2 of 3 people found the following review helpful
Great Addition to the Big Star Catalog 23 Jan. 2010
By Morten Vindberg - Published on Amazon.com
These recordings were among the first Chilton made after the dissolution of Big Star. Actually most Big Star members contribute to the album. Even Chris Bell has a brief solo on the 1993 reissue on the track "All of Time". In addition, Big Star acquaintances like Richard Rosebrough (drums), Andy Hummel (Keyboards), John Lightman (bass), along with producer Jon Tiven (guitars) are recurring characters on the recordíngs. Only Jody Stephens of the original Big Star line-up seems to be missing.

The best recordings, both sound like Big Star and have the Big Star qualities. "Close My Eyes," "All of the Time", "Free Again", "Jesus Christ" and "Singer Not the Song" and to a certain extent "Take Me Home and Make Me Like It" are welcome additions to the Big Star catalog.

The rest of the tracks some or less sound like unserious rehearsals and have much of a bootleg touch. Loose jams mixed with studio chatter.

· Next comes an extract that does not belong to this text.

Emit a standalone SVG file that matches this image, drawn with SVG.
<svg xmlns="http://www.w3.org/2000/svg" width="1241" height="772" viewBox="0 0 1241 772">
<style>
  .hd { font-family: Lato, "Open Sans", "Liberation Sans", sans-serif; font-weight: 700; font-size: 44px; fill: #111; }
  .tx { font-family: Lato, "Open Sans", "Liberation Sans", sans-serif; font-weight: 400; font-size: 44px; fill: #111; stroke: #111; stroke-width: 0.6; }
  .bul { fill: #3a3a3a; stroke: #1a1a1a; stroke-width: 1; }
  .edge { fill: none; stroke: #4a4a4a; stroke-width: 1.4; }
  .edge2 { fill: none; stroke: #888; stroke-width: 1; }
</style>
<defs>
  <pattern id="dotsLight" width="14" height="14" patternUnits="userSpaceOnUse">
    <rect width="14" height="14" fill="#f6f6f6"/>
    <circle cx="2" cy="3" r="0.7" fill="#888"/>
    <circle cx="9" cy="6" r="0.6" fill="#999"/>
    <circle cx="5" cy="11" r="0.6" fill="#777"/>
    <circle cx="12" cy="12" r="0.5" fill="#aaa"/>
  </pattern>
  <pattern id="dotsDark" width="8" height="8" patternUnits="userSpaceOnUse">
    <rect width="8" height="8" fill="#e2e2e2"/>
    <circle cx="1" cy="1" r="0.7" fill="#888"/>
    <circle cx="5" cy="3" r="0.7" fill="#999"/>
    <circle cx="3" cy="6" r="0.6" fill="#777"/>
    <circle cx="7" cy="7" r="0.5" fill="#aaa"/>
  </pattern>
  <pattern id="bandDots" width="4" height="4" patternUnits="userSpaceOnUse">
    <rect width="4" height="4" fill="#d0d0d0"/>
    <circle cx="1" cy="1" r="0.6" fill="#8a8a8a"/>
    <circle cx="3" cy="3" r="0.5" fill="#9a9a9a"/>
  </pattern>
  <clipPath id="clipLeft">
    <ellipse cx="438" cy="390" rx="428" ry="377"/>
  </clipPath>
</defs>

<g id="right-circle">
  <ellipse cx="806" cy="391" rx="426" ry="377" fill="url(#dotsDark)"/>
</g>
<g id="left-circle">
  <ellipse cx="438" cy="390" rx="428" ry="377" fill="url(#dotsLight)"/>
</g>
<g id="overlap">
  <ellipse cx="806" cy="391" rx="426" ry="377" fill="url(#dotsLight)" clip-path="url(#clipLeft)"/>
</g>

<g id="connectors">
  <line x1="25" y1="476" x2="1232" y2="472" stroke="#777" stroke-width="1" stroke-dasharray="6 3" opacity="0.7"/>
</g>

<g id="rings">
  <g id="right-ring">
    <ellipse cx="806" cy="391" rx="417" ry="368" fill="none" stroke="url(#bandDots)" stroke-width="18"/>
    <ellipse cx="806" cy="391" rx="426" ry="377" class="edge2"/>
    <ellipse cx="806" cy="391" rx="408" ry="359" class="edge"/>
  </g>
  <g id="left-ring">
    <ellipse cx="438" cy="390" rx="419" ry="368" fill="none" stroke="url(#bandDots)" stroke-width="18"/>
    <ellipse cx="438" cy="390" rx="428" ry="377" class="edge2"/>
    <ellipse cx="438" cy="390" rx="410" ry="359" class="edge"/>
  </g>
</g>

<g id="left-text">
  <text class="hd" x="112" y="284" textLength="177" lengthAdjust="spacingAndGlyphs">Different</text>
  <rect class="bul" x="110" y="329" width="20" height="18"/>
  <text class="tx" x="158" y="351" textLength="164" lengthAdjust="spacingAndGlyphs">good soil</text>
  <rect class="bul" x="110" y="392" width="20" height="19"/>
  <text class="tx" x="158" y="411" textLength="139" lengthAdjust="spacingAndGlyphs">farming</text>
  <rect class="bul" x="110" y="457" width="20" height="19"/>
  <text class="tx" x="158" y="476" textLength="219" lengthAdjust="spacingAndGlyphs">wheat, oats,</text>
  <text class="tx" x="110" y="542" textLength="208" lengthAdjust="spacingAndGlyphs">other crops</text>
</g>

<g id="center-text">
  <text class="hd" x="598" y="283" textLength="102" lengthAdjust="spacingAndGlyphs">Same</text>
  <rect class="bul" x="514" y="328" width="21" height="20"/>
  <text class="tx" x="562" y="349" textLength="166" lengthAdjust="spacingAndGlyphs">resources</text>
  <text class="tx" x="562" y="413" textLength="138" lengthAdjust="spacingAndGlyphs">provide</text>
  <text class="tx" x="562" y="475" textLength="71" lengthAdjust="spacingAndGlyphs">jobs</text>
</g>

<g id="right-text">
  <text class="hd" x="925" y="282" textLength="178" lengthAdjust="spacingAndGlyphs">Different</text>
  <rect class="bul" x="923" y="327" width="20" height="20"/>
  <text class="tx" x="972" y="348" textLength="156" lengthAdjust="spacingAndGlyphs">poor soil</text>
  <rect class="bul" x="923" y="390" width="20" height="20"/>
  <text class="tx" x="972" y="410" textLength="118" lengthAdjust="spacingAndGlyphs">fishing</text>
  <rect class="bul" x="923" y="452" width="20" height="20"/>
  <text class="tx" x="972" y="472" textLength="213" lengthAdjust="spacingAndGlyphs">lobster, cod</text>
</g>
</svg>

The best recordings come a natural extension of "Sister Lovers", so even though half of the album can only appeal to hardcore fans, the best is so good that you ( as a Big Star fan) would not do without it.

For the 1992 reissue Jon Tiven has remixed and made new overdubs. In most cases this is done well, although I prefer the tracks without count-ins and studio chatter.

This is the original 10 tracks version.
Just think of it as a bootleg 19 Feb. 2010
By Gordon Pfannenstiel - Published on Amazon.com
Format: Audio CD
This isn't really an Alex Chilton album, but rather a peek into a not-so-successful attmept at trying to get something together to make a record. Obviously, Chilton is not at his sharpest, and doesn't have enough proper songs to do an album project. So what you get is some musicians probably drinking, injesting illegal substances, and having some fun. It doesn't sound like anyone is taking this too seriously. It sounds like a bootleg. Also, you can certainly tell some overdubbing has been done, but I've heard worse patch jobs. I haven't heard the original with no overdubbing, so I can't compare. I suppose the overdubbing was akin to adding sugar to vinegar to make it more pallatable. Why bother?